Example critical regions

struct node {
	int data;
	struct node *next;
}
struct node *head;

void init(void) 
{
	head = NULL;
}

void insert(struct *item)
{
	item->next = head;
	head = item;
}

struct node *remove(void) 
{
	struct node *t;
	t = head;
	if (t != NULL) {
		head = head->next;
	}
	return t;
}

Race example

// thread 1
void insert(struct *item)
{
        item->next = head; // 1
        head = item;       // 2
}

// thread 2
void insert(struct *item)
{
        item->next = head; // 3
        head = item;       // 4
}

one possible sequence: 1 -> 3 -> 2 -> 4, then the item in thread 1 is lost(seg fault)
both1-2 and 3-4 are critical regions

Critical regions solutions

We seek a solution to coordinate access to critical regions
- Also called critical sections
Conditions required of any solution to the critical region problem
- Mutual Exclusion: No two processes simultaneously in critical region
- No assumptions made about speeds or numbers of CPUs
- Progress
  - No process running outside its critical region may block another process
- Bounded
  - No process waits forever to enter its critical region

A solution?

A lock variable
- if lock == 1, somebody is in the critical section and we mush wait
- if lock == 0, nobody is in the critical section and we are free to enter

// A problematic execution sequence
while (TRUE) {
	while (lock == 1); // 1
	lock = 1;          // 2
	critical();        // 3
	lock = 0;          // 4
	non_critical();    // 5
}

while (TRUE) {
	while (lock == 1); // 6
        lock = 1;          // 7
        critical();        // 8
        lock = 0;          // 9
        non_critical();    // 10
}
/* does not work because if it execute like
* 6 -> 1 -> 2 -> 3
* both of them see the lock is not one and may all work in their critical section
*/

In the example above, there is race contition between the observation that the lock variable is not one and setting the lock to prevent somebody else from entering.

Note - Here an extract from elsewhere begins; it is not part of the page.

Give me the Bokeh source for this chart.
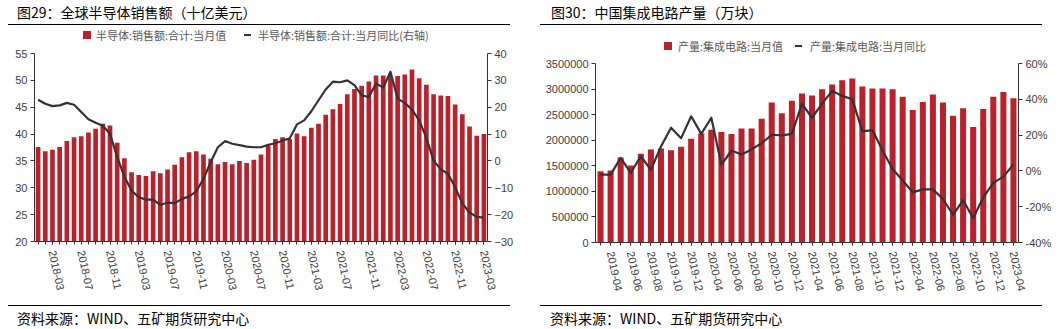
from bokeh.plotting import figure
from bokeh.models import (Range1d, LinearAxis, FixedTicker, Div,
                          PrintfTickFormatter, NumeralTickFormatter)
from bokeh.layouts import row, column
from bokeh.embed import file_html
from bokeh.resources import INLINE

# ---------------- data ----------------
semi_months = [f"{y}-{m:02d}" for y in range(2018, 2024) for m in range(1, 13)][:63]
semi_sales = [37.6, 36.8, 37.1, 37.6, 38.7, 39.4, 39.6, 40.3, 41.0, 41.9,
              41.6, 38.4, 35.5, 32.9, 32.4, 32.2, 33.1, 32.7, 33.4, 34.3,
              35.7, 36.6, 36.8, 36.2, 35.4, 34.4, 34.8, 34.4, 35.0, 34.6,
              35.2, 36.2, 37.8, 39.1, 39.4, 39.1, 40.1, 39.6, 41.2, 41.9,
              43.6, 44.6, 45.6, 47.4, 48.4, 49.0, 49.8, 50.9, 50.9, 50.8,
              50.8, 51.1, 52.0, 50.4, 49.2, 47.4, 47.2, 47.1, 45.5, 43.7,
              41.4, 39.7, 40.0]
semi_yoy = [22.8, 21.3, 20.4, 20.7, 21.6, 20.9, 18.2, 15.5, 14.2, 13.1, 10.1,
            1.4, -5.8, -11.1, -13.5, -14.4, -14.4, -16.4, -15.5, -15.7, -14.2,
            -13.2, -11.3, -6.7, -0.5, 5.1, 7.4, 6.4, 5.9, 5.3, 5.1, 5.1,
            6.0, 6.6, 7.6, 8.4, 13.6, 15.1, 18.5, 22.6, 26.6, 29.5,
            29.3, 30.0, 28.2, 24.4, 23.8, 28.8, 27.3, 33.2, 23.2, 21.6, 19.1,
            15.1, 8.6, 0.1, -3.1, -4.8, -9.8, -15.8, -19.2, -20.8, -21.1]
semi_tick_idx = list(range(2, 63, 4))

ic_months = [f"{y}-{m:02d}" for y in (2019, 2020, 2021, 2022) for m in range(3, 13)] + ["2023-03", "2023-04"]
ic_output = [1393000, 1406000, 1662000, 1505000, 1734000, 1819000, 1838000, 1806000, 1871000, 2028000,
             2133000, 2205000, 2159000, 2120000, 2231000, 2231000, 2421000, 2735000, 2525000, 2774000,
             2911000, 2872000, 2996000, 3088000, 3173000, 3206000, 3049000, 3009000, 3009000, 2996000,
             2852000, 2591000, 2748000, 2892000, 2735000, 2479000, 2623000, 2257000, 2610000, 2852000,
             2944000, 2820000]
ic_yoy = [-2.1, -2.1, 7.3, -1.1, 8.2, 0.6, 13.6, 24.1, 18.3, 30.5,
          20.7, 29.7, 3.4, 11.4, 9.2, 12.0, 15.5, 20.2, 19.8, 20.7,
          37.5, 29.7, 37.6, 44.7, 41.9, 40.0, 22.1, 22.8, 11.4, 1.1,
          -5.4, -12.0, -10.3, -10.3, -15.7, -24.5, -16.3, -26.5, -14.8, -6.7,
          -3.2, 3.6]
ic_tick_idx = list(range(1, 42, 2))

semi_title = "图29：全球半导体销售额（十亿美元）"
ic_title = "图30：中国集成电路产量（万块）"
semi_legend = ["半导体:销售额:合计:当月值", "半导体:销售额:合计:当月同比(右轴)"]
ic_legend = ["产量:集成电路:当月值", "产量:集成电路:当月同比"]
source_text = "资料来源：WIND、五矿期货研究中心"

BAR = "#BA222B"
LINE = "#333333"
AX = "#333333"
TXT = "#404040"
CJK = "Noto Sans CJK SC"
LAT = "Liberation Sans"


def style_axis(ax):
    ax.axis_line_color = AX
    ax.major_tick_line_color = AX
    ax.major_tick_out = 4
    ax.major_tick_in = 0
    ax.minor_tick_line_color = None
    ax.major_label_text_font = LAT
    ax.major_label_text_font_size = "11px"
    ax.major_label_text_color = TXT
    ax.major_label_standoff = 3


def make_fig(months, tick_idx, bars, yoy, y_rng, yoy_rng, y_step, yoy_step,
             borders, frame, bar_w, left_fmt, right_fmt):
    n = len(months)
    idx = list(range(n))
    bl, br, bt, bb = borders
    fw, fh = frame
    p = figure(frame_width=fw, frame_height=fh, x_range=Range1d(-0.5, n - 0.5),
               y_range=Range1d(*y_rng), output_backend="svg", toolbar_location=None,
               min_border_left=bl, min_border_right=br, min_border_top=bt,
               min_border_bottom=bb, background_fill_color="white",
               border_fill_color="white", title=None)
    p.outline_line_color = None
    p.xgrid.visible = False
    p.ygrid.visible = False
    p.extra_y_ranges = {"yoy": Range1d(*yoy_rng)}
    p.vbar(x=idx, top=bars, bottom=y_rng[0], width=bar_w,
           fill_color=BAR, line_color=None)
    p.line(x=idx, y=yoy, y_range_name="yoy", line_color=LINE,
           line_width=2.2, line_join="round")

    ly = p.yaxis[0]
    ly.ticker = FixedTicker(ticks=list(range(int(y_rng[0]), int(y_rng[1]) + 1, y_step)))
    if left_fmt is not None:
        ly.formatter = left_fmt
    style_axis(ly)

    ry = LinearAxis(y_range_name="yoy",
                    ticker=FixedTicker(ticks=list(range(yoy_rng[0], yoy_rng[1] + 1, yoy_step))))
    if right_fmt is not None:
        ry.formatter = right_fmt
    style_axis(ry)
    p.add_layout(ry, "right")

    xa = p.xaxis[0]
    xa.ticker = FixedTicker(ticks=tick_idx, minor_ticks=idx)
    xa.major_label_overrides = {i: months[i] for i in tick_idx}
    style_axis(xa)
    xa.major_tick_out = 3
    xa.minor_tick_line_color = AX
    xa.minor_tick_out = 3
    xa.minor_tick_in = 0
    xa.major_label_orientation = -1.36
    xa.major_label_standoff = 6
    return p


def title_div(text, ml, w, pl):
    html = (f'<div style="margin-left:{ml}px;width:{w}px;height:25px;box-sizing:border-box;'
            f'border-bottom:1.5px solid #000;padding-left:{pl}px;padding-top:2px;'
            f'font-family:\'{CJK}\';font-size:14px;line-height:20px;color:#000;white-space:nowrap">{text}</div>')
    return Div(text=html, width=530, height=25, margin=0)


def legend_div(labels, h, top, x_sq, x_t1, x_ln, x_t2):
    lh = 18
    html = (f'<div style="position:relative;width:530px;height:{h}px;font-family:\'{CJK}\';'
            f'font-size:11px;color:#595959;line-height:{lh}px;white-space:nowrap">'
            f'<span style="position:absolute;left:{x_sq}px;top:{top + 5}px;width:8px;height:8px;background:{BAR}"></span>'
            f'<span style="position:absolute;left:{x_t1}px;top:{top}px">{labels[0]}</span>'
            f'<span style="position:absolute;left:{x_ln}px;top:{top + 8}px;width:7px;height:2px;background:{LINE}"></span>'
            f'<span style="position:absolute;left:{x_t2}px;top:{top}px">{labels[1]}</span>'
            f'</div>')
    return Div(text=html, width=530, height=h, margin=0)


def source_div(text, ml, w, pl):
    html = (f'<div style="margin-left:{ml}px;width:{w}px;height:24px;box-sizing:border-box;'
            f'border-top:1.5px solid #000;padding-left:{pl}px;padding-top:2px;'
            f'font-family:\'{CJK}\';font-size:14px;line-height:20px;color:#000;white-space:nowrap">{text}</div>')
    return Div(text=html, width=530, height=24, margin=0)


p1 = make_fig(semi_months, semi_tick_idx, semi_sales, semi_yoy, (20, 55), (-30, 40), 5, 10,
              (34, 43, 8, 64), (453, 188), 0.65, None, None)
p2 = make_fig(ic_months, ic_tick_idx, ic_output, ic_yoy, (0, 3500000), (-40, 60), 500000, 20,
              (65, 42, 8, 63), (423, 179), 0.6, NumeralTickFormatter(format="0"),
              PrintfTickFormatter(format="%d%%"))

left = column(title_div(semi_title, 8, 502, 9),
              legend_div(semi_legend, 20, 1, 83, 96, 244, 258),
              p1,
              source_div(source_text, 8, 502, 9), spacing=0)
right = column(title_div(ic_title, 10, 502, 11),
               legend_div(ic_legend, 30, 12, 134, 148, 265, 280),
               p2,
               source_div(source_text, 10, 502, 10), spacing=0)
layout = row(left, right, spacing=0)

open("out.html", "w").write(file_html(layout, INLINE))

Mutual Exclusion by Taking Turns

while (TRUE) {
	while (turn != 0);
	critcal_rigion();
	turn = 1;
	noncritical_region();
}
while (TRUE) {
        while (turn != 1);
        critcal_rigion();
        turn = 0;
        noncritical_region();
}

This example works because the update is only been updated by the thread having its turn.

Works due to strict alternation
- Each process takes turns
Cons
- Busy waiting(loop)
  - sol: not my turn, do sth else, come back to my turn
- Process must wait its turn even while the other process is doing something else.
  - With many processes, must wait for everyone to have a turn
    - Does not guarantee progress if a process no longer needs a turn
  - Poor solution when processes require the critical section at differing rates

Mutual Exclusion by Disabling Interrupts

only used in very short critical sections, because it prespond other devices in the machine and make them less responsive

Before entering a critical region, disable interrupts
After leaving the critical region, enable interrupts
Pros
- simple
Cons
- Only available in the kernel
- Blocks everybody else, even with no contention
  - slows interrupt response time
- Does not work on a multiprocessor

Hardware Support for mutual exclusion

Test and set instruction
- can be used to implement lock variables correctly
  - It loads the value of the lock
  - If lock == 0,
    - set the lock to 1
    - return the result 0 – we acquire the lock
  - If lock == 1
    - return 1 – another thread/process has the lock
Hardware guarantees that the instruction executes atomically(atomically: as an indivisible unit)

enter_region:
	TSL REFISTER,LOCK | copy lock to register and set lock to 1
	CMP REGISTER, #0  | was lock one?
	JNE enter_region  | if it was non zero, lock was set, so loop
	RET               | return to caller; critical region entered

leave_region:
	MOVE LOCK, #0     | store a 0 in lock
	RET               | return to caller

Pros
- Simple(easy to show it’s correct)
- Available at user-level
  - To any number of processors
  - To implement any number of lock variables
Cons
- Busy waits(also termed a spin lock)
  - consumes CPU
  - starvation is possible when a process leaves its critical section and more than one process is waiting

Tackling the Busy-Wait Problem

Sleep / Wake up
- The idea
  - When process is waiting for an event, it calls sleep to block, instead of busy waiting
  - The event happens, the event generator(another process) calls wakeup to unblock the sleeping process.
  - Walking a ready/running process has no effect

The producer-Consumer Problem

Also called the bounded buffer problem
A producer produces data items and stores the items in a buffer
A consumer takes the items out of the buffer and consumes them.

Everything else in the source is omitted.